● **Required work**
Take the lines from the beginning of the data below through the line holding "const xDomain = [0, 86];" and return exactly those.

● **Supplied material**

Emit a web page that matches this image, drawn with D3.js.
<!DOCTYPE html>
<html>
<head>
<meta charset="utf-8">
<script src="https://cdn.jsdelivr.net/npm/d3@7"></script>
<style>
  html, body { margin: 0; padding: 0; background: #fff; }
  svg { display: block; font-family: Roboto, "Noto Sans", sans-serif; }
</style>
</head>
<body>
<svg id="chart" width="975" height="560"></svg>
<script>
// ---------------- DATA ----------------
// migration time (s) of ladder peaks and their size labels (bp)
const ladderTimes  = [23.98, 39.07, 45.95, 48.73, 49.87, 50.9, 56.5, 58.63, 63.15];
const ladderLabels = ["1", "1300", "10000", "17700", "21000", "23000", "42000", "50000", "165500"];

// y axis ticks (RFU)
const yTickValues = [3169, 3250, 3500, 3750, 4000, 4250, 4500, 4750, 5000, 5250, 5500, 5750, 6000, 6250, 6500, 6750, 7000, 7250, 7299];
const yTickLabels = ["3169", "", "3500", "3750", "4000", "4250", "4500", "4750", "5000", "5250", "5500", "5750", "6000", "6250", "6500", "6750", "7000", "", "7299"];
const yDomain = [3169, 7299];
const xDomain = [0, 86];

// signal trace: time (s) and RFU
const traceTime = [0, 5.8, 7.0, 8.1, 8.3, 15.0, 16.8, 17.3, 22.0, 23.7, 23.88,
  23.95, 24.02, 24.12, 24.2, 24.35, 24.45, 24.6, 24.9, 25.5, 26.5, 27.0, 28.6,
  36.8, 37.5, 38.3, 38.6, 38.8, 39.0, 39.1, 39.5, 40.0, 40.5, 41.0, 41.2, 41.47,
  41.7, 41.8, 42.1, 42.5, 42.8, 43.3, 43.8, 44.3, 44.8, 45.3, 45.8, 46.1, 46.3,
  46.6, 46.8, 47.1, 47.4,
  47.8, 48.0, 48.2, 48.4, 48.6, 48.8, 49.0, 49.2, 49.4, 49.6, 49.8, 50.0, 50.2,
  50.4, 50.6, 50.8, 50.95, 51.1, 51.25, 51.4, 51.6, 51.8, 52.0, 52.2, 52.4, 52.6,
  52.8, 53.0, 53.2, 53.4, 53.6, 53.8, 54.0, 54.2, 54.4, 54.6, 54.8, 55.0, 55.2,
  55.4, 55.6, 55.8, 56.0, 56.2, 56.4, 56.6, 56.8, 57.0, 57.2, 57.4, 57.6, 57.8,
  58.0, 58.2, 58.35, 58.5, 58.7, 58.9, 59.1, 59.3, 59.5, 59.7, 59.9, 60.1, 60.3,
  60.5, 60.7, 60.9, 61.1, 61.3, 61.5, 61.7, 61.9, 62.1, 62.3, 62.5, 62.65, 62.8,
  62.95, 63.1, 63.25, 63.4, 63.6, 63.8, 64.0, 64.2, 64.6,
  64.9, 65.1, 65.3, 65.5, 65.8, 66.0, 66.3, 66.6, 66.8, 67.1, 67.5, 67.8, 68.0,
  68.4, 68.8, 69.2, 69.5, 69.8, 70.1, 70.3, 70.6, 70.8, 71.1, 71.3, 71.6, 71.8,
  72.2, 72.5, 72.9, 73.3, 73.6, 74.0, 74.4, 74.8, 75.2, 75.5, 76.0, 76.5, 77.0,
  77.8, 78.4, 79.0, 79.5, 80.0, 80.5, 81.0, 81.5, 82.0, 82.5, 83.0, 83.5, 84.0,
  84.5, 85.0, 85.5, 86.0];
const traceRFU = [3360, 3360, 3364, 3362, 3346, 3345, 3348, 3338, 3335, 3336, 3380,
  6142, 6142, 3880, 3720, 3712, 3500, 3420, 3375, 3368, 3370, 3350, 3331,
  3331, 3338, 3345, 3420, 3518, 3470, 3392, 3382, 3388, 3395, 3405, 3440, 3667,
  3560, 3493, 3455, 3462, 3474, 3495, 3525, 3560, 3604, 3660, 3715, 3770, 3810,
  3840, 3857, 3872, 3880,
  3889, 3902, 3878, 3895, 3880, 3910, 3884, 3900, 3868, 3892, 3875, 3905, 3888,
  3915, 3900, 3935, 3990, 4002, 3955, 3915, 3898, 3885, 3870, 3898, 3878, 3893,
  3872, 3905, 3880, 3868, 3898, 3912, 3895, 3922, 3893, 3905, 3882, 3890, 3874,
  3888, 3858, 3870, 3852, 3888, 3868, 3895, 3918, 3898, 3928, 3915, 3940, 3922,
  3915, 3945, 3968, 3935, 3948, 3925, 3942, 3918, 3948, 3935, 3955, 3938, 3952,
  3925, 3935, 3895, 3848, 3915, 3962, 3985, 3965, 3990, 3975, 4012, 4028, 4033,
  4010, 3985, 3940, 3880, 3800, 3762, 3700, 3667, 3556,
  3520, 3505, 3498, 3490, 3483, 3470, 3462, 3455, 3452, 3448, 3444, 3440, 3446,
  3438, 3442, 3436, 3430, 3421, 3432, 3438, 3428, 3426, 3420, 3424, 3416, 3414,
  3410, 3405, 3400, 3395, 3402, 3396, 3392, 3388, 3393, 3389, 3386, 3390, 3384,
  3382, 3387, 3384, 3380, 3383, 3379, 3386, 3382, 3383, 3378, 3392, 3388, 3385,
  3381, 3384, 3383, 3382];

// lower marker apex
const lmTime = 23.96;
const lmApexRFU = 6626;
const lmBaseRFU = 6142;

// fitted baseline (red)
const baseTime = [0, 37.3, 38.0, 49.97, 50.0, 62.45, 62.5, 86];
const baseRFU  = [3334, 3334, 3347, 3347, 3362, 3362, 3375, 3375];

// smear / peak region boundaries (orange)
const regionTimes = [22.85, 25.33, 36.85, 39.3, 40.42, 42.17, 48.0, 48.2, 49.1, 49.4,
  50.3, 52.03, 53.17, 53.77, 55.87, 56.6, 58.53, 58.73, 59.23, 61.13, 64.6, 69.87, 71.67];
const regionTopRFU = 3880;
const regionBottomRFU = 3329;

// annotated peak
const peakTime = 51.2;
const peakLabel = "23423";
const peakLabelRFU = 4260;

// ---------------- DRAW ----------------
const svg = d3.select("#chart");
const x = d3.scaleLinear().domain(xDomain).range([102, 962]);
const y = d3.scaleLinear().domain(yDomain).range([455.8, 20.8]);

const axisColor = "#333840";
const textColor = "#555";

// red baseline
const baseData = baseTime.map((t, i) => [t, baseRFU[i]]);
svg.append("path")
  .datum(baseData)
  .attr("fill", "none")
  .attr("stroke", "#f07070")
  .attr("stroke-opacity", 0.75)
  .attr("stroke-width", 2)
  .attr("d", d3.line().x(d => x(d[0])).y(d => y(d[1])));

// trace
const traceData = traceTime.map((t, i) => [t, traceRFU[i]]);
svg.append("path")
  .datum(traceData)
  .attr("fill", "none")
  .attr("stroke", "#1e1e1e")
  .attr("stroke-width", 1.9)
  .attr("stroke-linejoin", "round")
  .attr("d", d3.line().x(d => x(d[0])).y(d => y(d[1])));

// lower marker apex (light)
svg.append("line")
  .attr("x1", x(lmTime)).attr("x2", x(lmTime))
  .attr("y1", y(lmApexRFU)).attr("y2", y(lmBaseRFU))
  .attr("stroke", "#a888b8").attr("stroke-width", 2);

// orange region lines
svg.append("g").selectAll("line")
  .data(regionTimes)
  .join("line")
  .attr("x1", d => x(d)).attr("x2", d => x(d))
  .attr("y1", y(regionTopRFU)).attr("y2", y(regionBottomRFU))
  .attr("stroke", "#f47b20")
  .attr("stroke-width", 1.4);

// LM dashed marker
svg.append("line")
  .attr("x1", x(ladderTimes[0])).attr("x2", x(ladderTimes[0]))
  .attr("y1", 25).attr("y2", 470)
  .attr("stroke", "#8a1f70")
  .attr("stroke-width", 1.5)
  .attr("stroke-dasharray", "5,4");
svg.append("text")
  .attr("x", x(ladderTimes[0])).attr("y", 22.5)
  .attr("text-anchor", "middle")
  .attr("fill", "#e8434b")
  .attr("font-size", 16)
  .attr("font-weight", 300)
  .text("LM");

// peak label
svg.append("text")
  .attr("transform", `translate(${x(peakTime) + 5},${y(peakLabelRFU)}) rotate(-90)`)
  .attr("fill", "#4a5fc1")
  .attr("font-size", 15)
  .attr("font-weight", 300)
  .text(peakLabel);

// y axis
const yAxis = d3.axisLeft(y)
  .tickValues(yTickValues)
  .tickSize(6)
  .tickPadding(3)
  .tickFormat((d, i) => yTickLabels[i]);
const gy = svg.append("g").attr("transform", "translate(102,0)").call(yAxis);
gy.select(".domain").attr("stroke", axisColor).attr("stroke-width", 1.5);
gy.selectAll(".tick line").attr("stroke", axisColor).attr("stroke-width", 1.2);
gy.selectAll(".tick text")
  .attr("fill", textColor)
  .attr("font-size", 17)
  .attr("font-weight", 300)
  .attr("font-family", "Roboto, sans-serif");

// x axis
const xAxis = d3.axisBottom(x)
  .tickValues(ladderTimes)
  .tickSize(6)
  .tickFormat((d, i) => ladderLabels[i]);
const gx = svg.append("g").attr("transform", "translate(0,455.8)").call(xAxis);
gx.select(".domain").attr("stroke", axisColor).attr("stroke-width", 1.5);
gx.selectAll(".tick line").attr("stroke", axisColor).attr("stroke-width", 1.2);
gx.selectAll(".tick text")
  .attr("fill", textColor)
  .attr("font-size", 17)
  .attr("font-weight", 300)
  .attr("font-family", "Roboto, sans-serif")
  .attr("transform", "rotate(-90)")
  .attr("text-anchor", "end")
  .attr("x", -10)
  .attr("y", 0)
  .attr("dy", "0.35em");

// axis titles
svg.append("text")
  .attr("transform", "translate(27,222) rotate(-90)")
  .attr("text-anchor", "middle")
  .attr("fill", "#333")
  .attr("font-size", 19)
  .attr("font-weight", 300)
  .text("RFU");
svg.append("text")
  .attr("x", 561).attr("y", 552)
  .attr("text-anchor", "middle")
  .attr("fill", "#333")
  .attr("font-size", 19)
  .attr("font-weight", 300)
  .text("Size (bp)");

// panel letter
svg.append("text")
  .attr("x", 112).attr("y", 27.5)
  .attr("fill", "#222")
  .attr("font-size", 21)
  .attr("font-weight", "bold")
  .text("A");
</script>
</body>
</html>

● **Solution to the exercise**
Emit a web page that matches this image, drawn with D3.js.
<!DOCTYPE html>
<html>
<head>
<meta charset="utf-8">
<script src="https://cdn.jsdelivr.net/npm/d3@7"></script>
<style>
  html, body { margin: 0; padding: 0; background: #fff; }
  svg { display: block; font-family: Roboto, "Noto Sans", sans-serif; }
</style>
</head>
<body>
<svg id="chart" width="975" height="560"></svg>
<script>
// ---------------- DATA ----------------
// migration time (s) of ladder peaks and their size labels (bp)
const ladderTimes  = [23.98, 39.07, 45.95, 48.73, 49.87, 50.9, 56.5, 58.63, 63.15];
const ladderLabels = ["1", "1300", "10000", "17700", "21000", "23000", "42000", "50000", "165500"];

// y axis ticks (RFU)
const yTickValues = [3169, 3250, 3500, 3750, 4000, 4250, 4500, 4750, 5000, 5250, 5500, 5750, 6000, 6250, 6500, 6750, 7000, 7250, 7299];
const yTickLabels = ["3169", "", "3500", "3750", "4000", "4250", "4500", "4750", "5000", "5250", "5500", "5750", "6000", "6250", "6500", "6750", "7000", "", "7299"];
const yDomain = [3169, 7299];
const xDomain = [0, 86];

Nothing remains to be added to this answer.